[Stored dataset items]

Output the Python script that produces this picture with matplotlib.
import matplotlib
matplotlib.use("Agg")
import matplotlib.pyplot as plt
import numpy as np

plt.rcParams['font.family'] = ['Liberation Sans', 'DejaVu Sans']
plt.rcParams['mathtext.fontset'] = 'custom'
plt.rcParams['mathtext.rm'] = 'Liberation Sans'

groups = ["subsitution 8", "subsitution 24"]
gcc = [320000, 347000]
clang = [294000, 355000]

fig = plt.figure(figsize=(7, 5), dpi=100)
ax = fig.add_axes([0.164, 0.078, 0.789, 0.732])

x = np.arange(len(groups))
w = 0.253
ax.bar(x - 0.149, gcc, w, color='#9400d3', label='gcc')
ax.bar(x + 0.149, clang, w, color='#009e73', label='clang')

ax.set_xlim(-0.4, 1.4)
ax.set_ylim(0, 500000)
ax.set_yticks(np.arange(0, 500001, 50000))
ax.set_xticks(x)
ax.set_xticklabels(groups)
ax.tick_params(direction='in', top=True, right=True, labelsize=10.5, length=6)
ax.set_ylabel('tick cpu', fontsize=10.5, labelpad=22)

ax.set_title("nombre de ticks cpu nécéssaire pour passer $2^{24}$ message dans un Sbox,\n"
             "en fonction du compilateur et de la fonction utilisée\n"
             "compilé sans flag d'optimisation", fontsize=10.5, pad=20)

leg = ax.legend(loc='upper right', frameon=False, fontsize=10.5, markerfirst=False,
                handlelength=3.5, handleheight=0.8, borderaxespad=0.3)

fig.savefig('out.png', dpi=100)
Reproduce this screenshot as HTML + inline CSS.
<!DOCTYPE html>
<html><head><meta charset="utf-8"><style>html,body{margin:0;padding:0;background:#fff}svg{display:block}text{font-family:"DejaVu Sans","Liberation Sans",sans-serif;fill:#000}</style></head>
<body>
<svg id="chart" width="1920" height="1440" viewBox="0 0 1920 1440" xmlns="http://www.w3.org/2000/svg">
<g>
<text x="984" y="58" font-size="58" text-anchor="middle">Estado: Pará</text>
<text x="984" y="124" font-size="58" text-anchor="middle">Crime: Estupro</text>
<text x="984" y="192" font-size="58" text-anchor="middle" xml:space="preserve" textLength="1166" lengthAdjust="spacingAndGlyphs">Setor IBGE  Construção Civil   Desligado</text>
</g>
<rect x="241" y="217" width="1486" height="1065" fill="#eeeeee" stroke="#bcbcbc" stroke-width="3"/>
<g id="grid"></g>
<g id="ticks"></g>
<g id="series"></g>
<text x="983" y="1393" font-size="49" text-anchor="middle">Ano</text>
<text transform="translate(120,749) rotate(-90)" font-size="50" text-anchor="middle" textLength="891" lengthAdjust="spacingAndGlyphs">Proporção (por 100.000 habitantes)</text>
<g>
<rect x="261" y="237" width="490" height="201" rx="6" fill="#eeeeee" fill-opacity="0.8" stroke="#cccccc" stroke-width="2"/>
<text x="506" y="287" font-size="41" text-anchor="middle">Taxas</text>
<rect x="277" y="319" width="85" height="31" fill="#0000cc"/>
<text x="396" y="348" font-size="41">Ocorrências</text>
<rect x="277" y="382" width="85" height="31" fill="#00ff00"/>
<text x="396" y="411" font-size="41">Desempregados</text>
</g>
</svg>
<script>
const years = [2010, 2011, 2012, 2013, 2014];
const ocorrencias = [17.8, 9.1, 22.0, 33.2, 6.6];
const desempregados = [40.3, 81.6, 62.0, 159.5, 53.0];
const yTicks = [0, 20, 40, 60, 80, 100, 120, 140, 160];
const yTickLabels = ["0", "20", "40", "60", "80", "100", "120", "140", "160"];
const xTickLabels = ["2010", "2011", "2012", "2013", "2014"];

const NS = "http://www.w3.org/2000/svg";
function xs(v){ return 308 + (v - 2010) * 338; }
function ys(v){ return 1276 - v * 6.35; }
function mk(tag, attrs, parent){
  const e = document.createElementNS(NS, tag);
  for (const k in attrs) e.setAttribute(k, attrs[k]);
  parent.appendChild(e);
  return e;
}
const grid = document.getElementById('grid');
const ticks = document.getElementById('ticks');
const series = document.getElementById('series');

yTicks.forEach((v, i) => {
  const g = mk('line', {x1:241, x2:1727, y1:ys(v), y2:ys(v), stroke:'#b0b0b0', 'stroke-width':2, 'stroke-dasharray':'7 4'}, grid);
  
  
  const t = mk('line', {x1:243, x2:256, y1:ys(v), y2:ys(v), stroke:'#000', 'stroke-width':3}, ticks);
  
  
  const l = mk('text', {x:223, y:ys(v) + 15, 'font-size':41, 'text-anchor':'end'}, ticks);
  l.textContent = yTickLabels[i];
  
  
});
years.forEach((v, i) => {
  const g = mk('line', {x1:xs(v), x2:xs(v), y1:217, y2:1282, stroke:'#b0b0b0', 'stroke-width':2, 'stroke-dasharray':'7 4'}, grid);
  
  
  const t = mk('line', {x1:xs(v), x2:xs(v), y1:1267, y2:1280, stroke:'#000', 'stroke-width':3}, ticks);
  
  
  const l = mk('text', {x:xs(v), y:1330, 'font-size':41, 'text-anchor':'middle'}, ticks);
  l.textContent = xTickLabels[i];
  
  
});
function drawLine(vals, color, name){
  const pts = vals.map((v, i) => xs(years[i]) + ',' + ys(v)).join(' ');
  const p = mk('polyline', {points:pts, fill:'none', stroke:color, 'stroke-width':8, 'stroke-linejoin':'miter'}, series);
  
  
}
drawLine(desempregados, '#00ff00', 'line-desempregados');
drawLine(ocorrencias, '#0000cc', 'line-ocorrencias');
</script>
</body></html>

EXERCISE DIRECTIONS: Exactly as written, please output every entry.

EXPECTED ANSWER:
Output the Python script that produces this picture with matplotlib.
import matplotlib
matplotlib.use("Agg")
import matplotlib.pyplot as plt
import numpy as np

plt.rcParams['font.family'] = ['Liberation Sans', 'DejaVu Sans']
plt.rcParams['mathtext.fontset'] = 'custom'
plt.rcParams['mathtext.rm'] = 'Liberation Sans'

groups = ["subsitution 8", "subsitution 24"]
gcc = [320000, 347000]
clang = [294000, 355000]

fig = plt.figure(figsize=(7, 5), dpi=100)
ax = fig.add_axes([0.164, 0.078, 0.789, 0.732])

x = np.arange(len(groups))
w = 0.253
ax.bar(x - 0.149, gcc, w, color='#9400d3', label='gcc')
ax.bar(x + 0.149, clang, w, color='#009e73', label='clang')

ax.set_xlim(-0.4, 1.4)
ax.set_ylim(0, 500000)
ax.set_yticks(np.arange(0, 500001, 50000))
ax.set_xticks(x)
ax.set_xticklabels(groups)
ax.tick_params(direction='in', top=True, right=True, labelsize=10.5, length=6)
ax.set_ylabel('tick cpu', fontsize=10.5, labelpad=22)

ax.set_title("nombre de ticks cpu nécéssaire pour passer $2^{24}$ message dans un Sbox,\n"
             "en fonction du compilateur et de la fonction utilisée\n"
             "compilé sans flag d'optimisation", fontsize=10.5, pad=20)

leg = ax.legend(loc='upper right', frameon=False, fontsize=10.5, markerfirst=False,
                handlelength=3.5, handleheight=0.8, borderaxespad=0.3)

fig.savefig('out.png', dpi=100)
Reproduce this screenshot as HTML + inline CSS.
<!DOCTYPE html>
<html><head><meta charset="utf-8"><style>html,body{margin:0;padding:0;background:#fff}svg{display:block}text{font-family:"DejaVu Sans","Liberation Sans",sans-serif;fill:#000}</style></head>
<body>
<svg id="chart" width="1920" height="1440" viewBox="0 0 1920 1440" xmlns="http://www.w3.org/2000/svg">
<g>
<text x="984" y="58" font-size="58" text-anchor="middle">Estado: Pará</text>
<text x="984" y="124" font-size="58" text-anchor="middle">Crime: Estupro</text>
<text x="984" y="192" font-size="58" text-anchor="middle" xml:space="preserve" textLength="1166" lengthAdjust="spacingAndGlyphs">Setor IBGE  Construção Civil   Desligado</text>
</g>
<rect x="241" y="217" width="1486" height="1065" fill="#eeeeee" stroke="#bcbcbc" stroke-width="3"/>
<g id="grid"></g>
<g id="ticks"></g>
<g id="series"></g>
<text x="983" y="1393" font-size="49" text-anchor="middle">Ano</text>
<text transform="translate(120,749) rotate(-90)" font-size="50" text-anchor="middle" textLength="891" lengthAdjust="spacingAndGlyphs">Proporção (por 100.000 habitantes)</text>
<g>
<rect x="261" y="237" width="490" height="201" rx="6" fill="#eeeeee" fill-opacity="0.8" stroke="#cccccc" stroke-width="2"/>
<text x="506" y="287" font-size="41" text-anchor="middle">Taxas</text>
<rect x="277" y="319" width="85" height="31" fill="#0000cc"/>
<text x="396" y="348" font-size="41">Ocorrências</text>
<rect x="277" y="382" width="85" height="31" fill="#00ff00"/>
<text x="396" y="411" font-size="41">Desempregados</text>
</g>
</svg>
<script>
const years = [2010, 2011, 2012, 2013, 2014];
const ocorrencias = [17.8, 9.1, 22.0, 33.2, 6.6];
const desempregados = [40.3, 81.6, 62.0, 159.5, 53.0];
const yTicks = [0, 20, 40, 60, 80, 100, 120, 140, 160];
const yTickLabels = ["0", "20", "40", "60", "80", "100", "120", "140", "160"];
const xTickLabels = ["2010", "2011", "2012", "2013", "2014"];

const NS = "http://www.w3.org/2000/svg";
function xs(v){ return 308 + (v - 2010) * 338; }
function ys(v){ return 1276 - v * 6.35; }
function mk(tag, attrs, parent){
  const e = document.createElementNS(NS, tag);
  for (const k in attrs) e.setAttribute(k, attrs[k]);
  parent.appendChild(e);
  return e;
}
const grid = document.getElementById('grid');
const ticks = document.getElementById('ticks');
const series = document.getElementById('series');

yTicks.forEach((v, i) => {
  const g = mk('line', {x1:241, x2:1727, y1:ys(v), y2:ys(v), stroke:'#b0b0b0', 'stroke-width':2, 'stroke-dasharray':'7 4'}, grid);
  
  
  const t = mk('line', {x1:243, x2:256, y1:ys(v), y2:ys(v), stroke:'#000', 'stroke-width':3}, ticks);
  
  
  const l = mk('text', {x:223, y:ys(v) + 15, 'font-size':41, 'text-anchor':'end'}, ticks);
  l.textContent = yTickLabels[i];
  
  
});
years.forEach((v, i) => {
  const g = mk('line', {x1:xs(v), x2:xs(v), y1:217, y2:1282, stroke:'#b0b0b0', 'stroke-width':2, 'stroke-dasharray':'7 4'}, grid);
  
  
  const t = mk('line', {x1:xs(v), x2:xs(v), y1:1267, y2:1280, stroke:'#000', 'stroke-width':3}, ticks);
  
  
  const l = mk('text', {x:xs(v), y:1330, 'font-size':41, 'text-anchor':'middle'}, ticks);
  l.textContent = xTickLabels[i];
  
  
});
function drawLine(vals, color, name){
  const pts = vals.map((v, i) => xs(years[i]) + ',' + ys(v)).join(' ');
  const p = mk('polyline', {points:pts, fill:'none', stroke:color, 'stroke-width':8, 'stroke-linejoin':'miter'}, series);
  
  
}
drawLine(desempregados, '#00ff00', 'line-desempregados');
drawLine(ocorrencias, '#0000cc', 'line-ocorrencias');
</script>
</body></html>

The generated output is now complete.